Irrawaddy dolphins eat fish and crustaceans and are rarely found by themselves. They are usually found in groups of around ten dolphins. These dolphins swim rather slowly while scouting for areas. They will raise their heads above the water and continue to swim around to familiarize themselves with their surroundings.

===Australian snubfin dolphin===
Australian snubfin dolphins are very similar to the Irrawaddy dolphins, however, while the bodies of Irrawaddy dolphins are two-colored, the bodies of Australian snubfins are three-colored. Australian snubfins can vary in color from a gray to a blue-gray. Their white underside, including the belly and genitals, helps in distinguishing them from the Irrawaddy dolphins. The Australian snubfins do not have a beak, but their necks, like the necks of Irrawaddy dolphins, are very flexible which leave creases or wrinkles behind their heads. Australian snubfins are shy and tend to stay away from boats. The skulls and fins of Australian snubfins also have slight variations from the Irrawaddy dolphins. Similar to the Irrawaddy, the Australian snubfins feed on fish and fish eggs, crustaceans, and cephalopods.

The bodies of the female Australian snubfin dolphins can grow up to 2.3m while the male bodies can grow up to 2.7m. Like the Irrawaddy dolphins, the Australian snubfins can weigh up to 130 kg.

Australian snubfins usually group together in schools of up to fifteen dolphins. Unlike the Irrawaddy dolphins, Australian snubfins can be found traveling alone. Usually the average school of Australian snubfins consists of five dolphins. These groups of Australian snubfins are found along Australia's north coast from the Kimberley National Marine Park in Western Australia to the Gladstone region of Queensland and can be spotted in the waters of Papua New Guinea.

==Conservation==

===Irrawaddy dolphin===
In 2008, the IUCN Red List changed its assessment of the Irrawaddy dolphin (Orcaella brevirostris) from data deficient to vulnerable. Currently, five out of the seven sub-populations of Irrawaddy dolphin are categorized as critically endangered. The species was given the status due to the low sizes of sub-populations, significant range declines, and threats to the species continue to be documented, unsustainable and severe.

====Threats====
Irrawaddy dolphins inhabit freshwater environments making them subject to anthropogenic threats.
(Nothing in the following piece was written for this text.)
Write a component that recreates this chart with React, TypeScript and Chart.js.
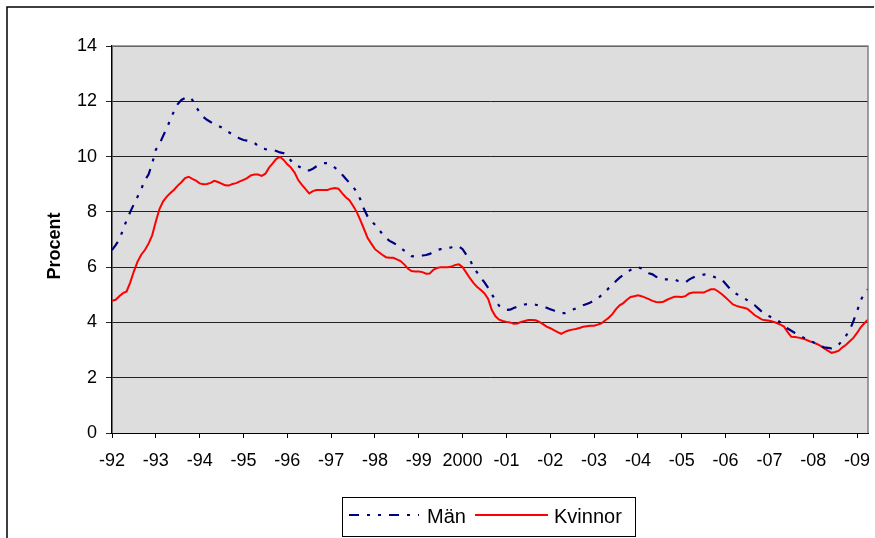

They include mortality from bycatch (specifically gillnets); habitat degradation caused by: dams, deforestation, and mining; contact with vessels; and capture for live aquarium display. Irrawaddy dolphin have also been hunted in the past in certain areas including the Mekong and Mahakam Rivers. Other potential threats include noise pollution in nearby cities and the possibility of mass pathogen induced mortalities.

====Conservation====
The action plan for the Conservation of Irrawaddy dolphins provides detail on strategies to alleviate the bycatch problem and considers that protection of certain areas of freshwater Irrawaddy dolphin populations can be an effective method of conservation.

===Australian snubfin dolphin===
After the species of Australian snubfin dolphin (Orcaella heinsohni) was declared a new species in 2005, the species was categorized as near threatened on the IUCN Red List in 2008. Although data of population structure and population trends is limited, the species was categorized as near threatened rather than data deficient. This is due to species' small population size (fewer than 10,000 mature individuals), limited range, low densities, and the species' vulnerability to bycatch. After more conclusive data is collected, a reassessment of the species has the potential to be categorized as either vulnerable or endangered.

====Threats====
Due to its occurrence in the close proximity to the Australian/New Guinean shore, the Australian snubfin dolphin is threatened by anthropogenic causes. A significant number of Australian snubfin dolphins are killed by anti-shark nets used to protect bathers and inshore gill-nets embedded across creeks and rivers. However, compared to the Irrawaddy dolphin, the Australian snubfin dolphins have fewer cases of habitat degradation.

====Conservation actions====
Regulations have been set in order to mitigate bycatch, however net attendance rules and gear modifications are hardly enforced.